Appellant’s petition for a rehearing was denied October 16, 2008.

 United States Constitution, Fourteenth Amendment; see also California Constitution, article I, section 7, subdivision (a) (same).

 See United States Constitution, Sixth Amendment (“the accused shall enjoy the right to a speedy and public trial, by an impartial jury . . .” [italics added]); see also California Constitution, article I, section 16 (“Trial by jury is an inviolate right and shall be secured to all____”).

 That in appropriate cases the jury must be informed of relevant facts of the case beyond those charged in the information is well established. (Earp, supra, 20 Cal.4th at p. 853; People v. Kirkpatrick, supra, 7 Cal.4th at p. 1005; see also Cash, supra, 28 Cal.4th at p. 719 [prior murder not alleged in the charging documents].)

 Moreover, by relying on the forfeiture doctrine, the majority overlooks that although a party may forfeit the right to raise a claim of error on appeal by failing to object, that circumstance “does nob compel the conclusion that, by operation of his default, the appellate court is deprived of authority [to address the issue]. An appellate court is generally not prohibited from reaching a question that has not been preserved for review by a party.” (People v. Williams (1998) 17 Cal.4th 148, 161-162, fn. 6 [69 Cal.Rptr.2d 917, 948 P.2d 429], italics added.) As I conclude defendant adequately raised the issue below and that any failure to do so was in any event excused, however, I express no opinion whether it would be appropriate to reach the issue in the complete absence of an objection.

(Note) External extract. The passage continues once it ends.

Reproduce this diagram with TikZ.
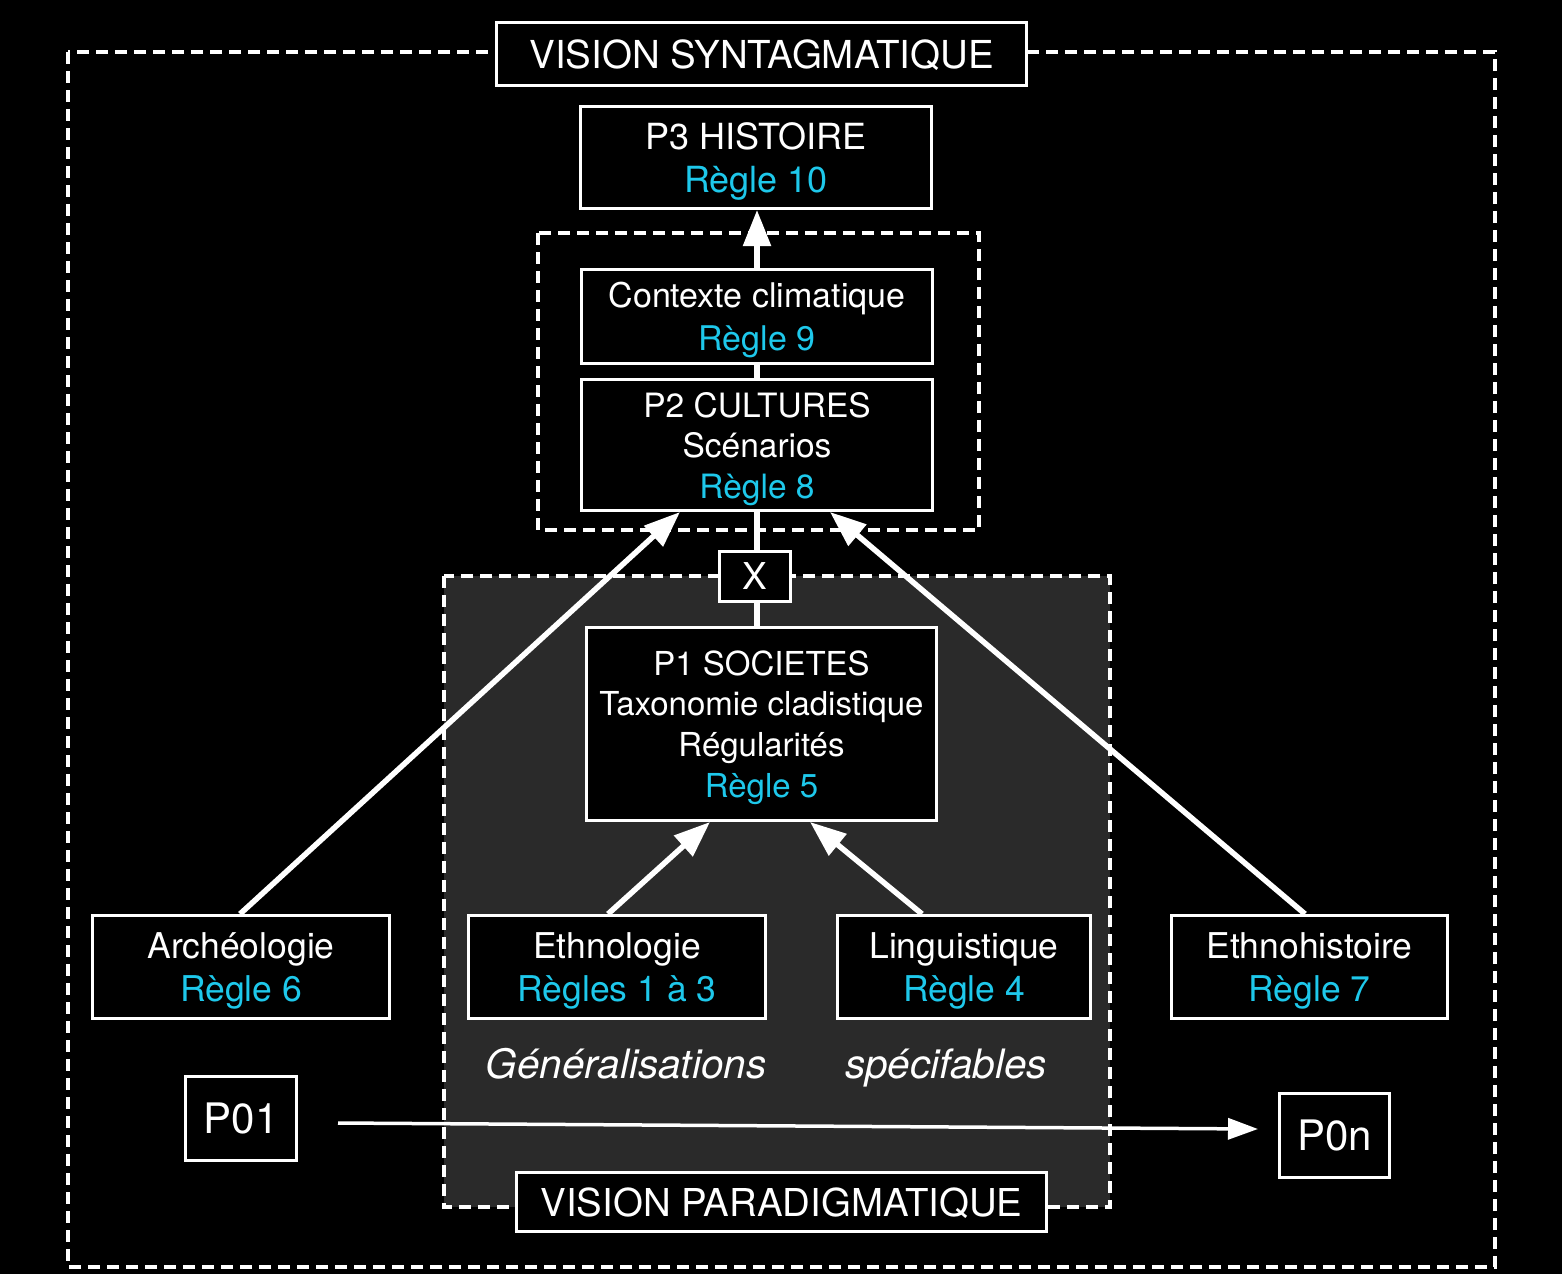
\documentclass[tikz,border=0pt]{standalone}
\usepackage{fontspec}
\setmainfont{TeX Gyre Heros}
\usetikzlibrary{arrows.meta,calc}
\definecolor{cyanr}{RGB}{30,200,235}
\definecolor{grayfill}{RGB}{42,42,42}
\begin{document}
\begin{tikzpicture}[x=1pt,y=-1pt,
  box/.style={draw=white,line width=3pt,fill=black,text=white,align=center,inner sep=0pt,text depth=0pt},
  dashbox/.style={draw=white,line width=3.8pt,dash pattern=on 12pt off 7pt},
  conn/.style={draw=white,line width=5.5pt},
  arr/.style={conn,-{Triangle[length=36pt,width=27pt]}},
  thinarr/.style={draw=white,line width=3.5pt,-{Triangle[length=30pt,width=21pt]}},
  note/.style={text=white,inner sep=0pt,text height=30pt,text depth=9pt,font=\itshape\fontsize{40.5}{46}\selectfont}]
\fill[black] (0,0) rectangle (1562,1274);
\useasboundingbox (0,0) rectangle (1562,1274);
% dashed frames
\draw[dashbox] (68,52) rectangle (1495,1267);
\fill[grayfill] (444,576) rectangle (1110,1207);
\draw[dashbox] (444,576) rectangle (1110,1207);
\draw[dashbox] (538,233) rectangle (979,530);
% nodes
\node[box,minimum width=530pt,minimum height=63pt,font=\fontsize{38.5}{44}\selectfont] (syn) at (761.5,54) {VISION SYNTAGMATIQUE};
\node[box,minimum width=351pt,minimum height=102pt,font=\fontsize{36}{43}\selectfont] (p3) at (756,157.5) {P3 HISTOIRE\\\textcolor{cyanr}{Règle 10}};
\node[box,minimum width=351pt,minimum height=94pt,font=\fontsize{34}{43}\selectfont] (ctx) at (757,316.5) {Contexte climatique\\\textcolor{cyanr}{Règle 9}};
\node[box,minimum width=351pt,minimum height=131pt,font=\fontsize{33.5}{40.5}\selectfont] (p2) at (757,445) {P2 CULTURES\\Scénarios\\\textcolor{cyanr}{Règle 8}};
\node[box,minimum width=71pt,minimum height=50pt,font=\fontsize{37}{42}\selectfont] (X) at (755,576.5) {X};
\node[box,minimum width=350pt,minimum height=193pt,font=\fontsize{33}{40.7}\selectfont] (p1) at (761.5,724) {P1 SOCIETES\\Taxonomie cladistique\\Régularités\\\textcolor{cyanr}{Règle 5}};
\node[box,minimum width=297pt,minimum height=103pt,font=\fontsize{35.5}{43}\selectfont] (arch) at (241,967) {Archéologie\\\textcolor{cyanr}{Règle 6}};
\node[box,minimum width=297pt,minimum height=103pt,font=\fontsize{35.5}{43}\selectfont] (ethno) at (617,967) {Ethnologie\\\textcolor{cyanr}{Règles 1 à 3}};
\node[box,minimum width=253pt,minimum height=103pt,font=\fontsize{35.5}{43}\selectfont] (ling) at (964,967) {Linguistique\\\textcolor{cyanr}{Règle 4}};
\node[box,minimum width=276pt,minimum height=103pt,font=\fontsize{35.5}{43}\selectfont] (ethh) at (1309.5,967) {Ethnohistoire\\\textcolor{cyanr}{Règle 7}};
\node[box,minimum width=111pt,minimum height=84pt,font=\fontsize{42}{46}\selectfont] (p01) at (241,1118.5) {P01};
\node[box,minimum width=110pt,minimum height=84pt,font=\fontsize{42}{46}\selectfont] (p0n) at (1334.5,1135.5) {P0n};
\node[box,minimum width=530pt,minimum height=59pt,font=\fontsize{38.4}{44}\selectfont] (para) at (781.5,1202) {VISION PARADIGMATIQUE};
\node[note] (gen) at (626,1068) {Généralisations};
\node[note] (spec) at (946,1068) {spécifables};
% connectors
\draw[conn] (ctx.south) -- (ctx.south |- p2.north);
\draw[conn] (p2.south) -- (p2.south |- X.north);
\draw[conn] (X.south -| p2.south) -- (p2.south |- p1.north);
\draw[arr] (ctx.north) -- (ctx.north |- p3.south);
\draw[arr] ([xshift=-1pt]arch.north) -- ([xshift=-77pt]p2.south);
\draw[arr] ([xshift=-4.5pt]ethh.north) -- ([xshift=73pt]p2.south);
\draw[arr] ([xshift=-9pt]ethno.north) -- ([xshift=-51.5pt]p1.south);
\draw[arr] ([xshift=-42pt]ling.north) -- ([xshift=48.5pt]p1.south);
\draw[thinarr] ([xshift=40pt,yshift=-4.5pt]p01.east) -- ([xshift=-20pt,yshift=6.5pt]p0n.west);
\end{tikzpicture}
\end{document}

 The principle applies to both sides: The prosecutor is entitled to question prospective jurors on a variety of topics during voir dire to ensure those ultimately chosen are impartial and can faithfully follow the law. “A prosecutor may properly inquire whether a prospective juror could impose the death penalty on a defendant in a felony-murder case (People v. Pinholster (1992) 1 Cal.4th 865, 916-917 [4 Cal.Rptr.2d 765, 824 P.2d 571]), on a defendant who did not personally kill the victim (People v. Ochoa [(2001)] 26 Cal.4th [398,] 431 [110 Cal.Rptr.2d 324, 28 P.3d 78] . ..), on a young defendant or one who lacked a prior murder conviction (People v. Livaditis[, supra,] 2 Cal.4th [at pp.] 772-773 [9 Cal.Rptr.2d 72, 831 P.2d 297]), or only in particularly extreme cases unlike the case being tried (People v. Bradford [(1997)] 15 Cal.4th [1229,] 1320 [65 Cal.Rptr.2d 145, 939 P.2d 259]).” (Cash, supra, 28 Cal.4th at p. 721, citation omitted.)

 In ancient Greek mythology, Orestes and Electra murder their mother, Clytemnestra, as revenge for her part in the death of their father, Agamemnon. Roman Emperor Nero is infamous for ordering the death of his mother, Agrippina the Younger, in 59 A.D. Shakespeare refers to this latter fact in Hamlet, act HI, scene 2, where the Prince of Denmark, angry with his mother, goes to her but cautions himself to speak harsh words to her only and not to commit physical violence against her (“I will speak daggers to her, but use none”), saying, “let not ever the soul of Nero enter this firm bosom,” noting that the crime of matricide is “unnatural.”

 E.g., Savage Grace (IFC Films 2007), Heavenly Creatures (Miramax Films 1994), Carrie (United Artists 1976), Psycho (Paramount 1960).

 See, e.g., People v. Johnson (2003) 30 Cal.4th 1302, 1306 [1 Cal.Rptr.3d 1, 71 P.3d 270] (Johnson I) (moving party had burden to “show that it is more likely than not the other party’s peremptory challenges, if unexplained, were based on impermissible group bias”), overruled in Johnson v. California (2005) 545 U.S. 162 [162 L.Ed.2d 129, 125 S.Ct. 2410]; Johnson I, at pp. 1324—1325 (appellate courts need not undertake a comparative juror analysis for the first time on appeal in a third-stage Batson case), overruled in Snyder v. Louisiana (2008) 552 U.S. 472 [170 L.Ed.2d 175, 128 S.Ct. 1203], as explained in People v. Lenix (2008) 44 Cal.4th 602, 611-612, 630 [80 Cal.Rptr.3d 98, 187 P.3d 946]; People v. Johnson (2006) 38 Cal.4th 1096 [45 Cal.Rptr.3d 1, 136 P.3d 804] (remand a permissible remedy for Batson error), called into question in Snyder v. Louisiana, 552 U.S. at p._[128 S.Ct. at p. 1212] (refusing to order *1333remand because there was no “realistic possibility” the “subtle question of causation could be profitably explored further on remand at this late date, more than a decade after petitioner’s trial”).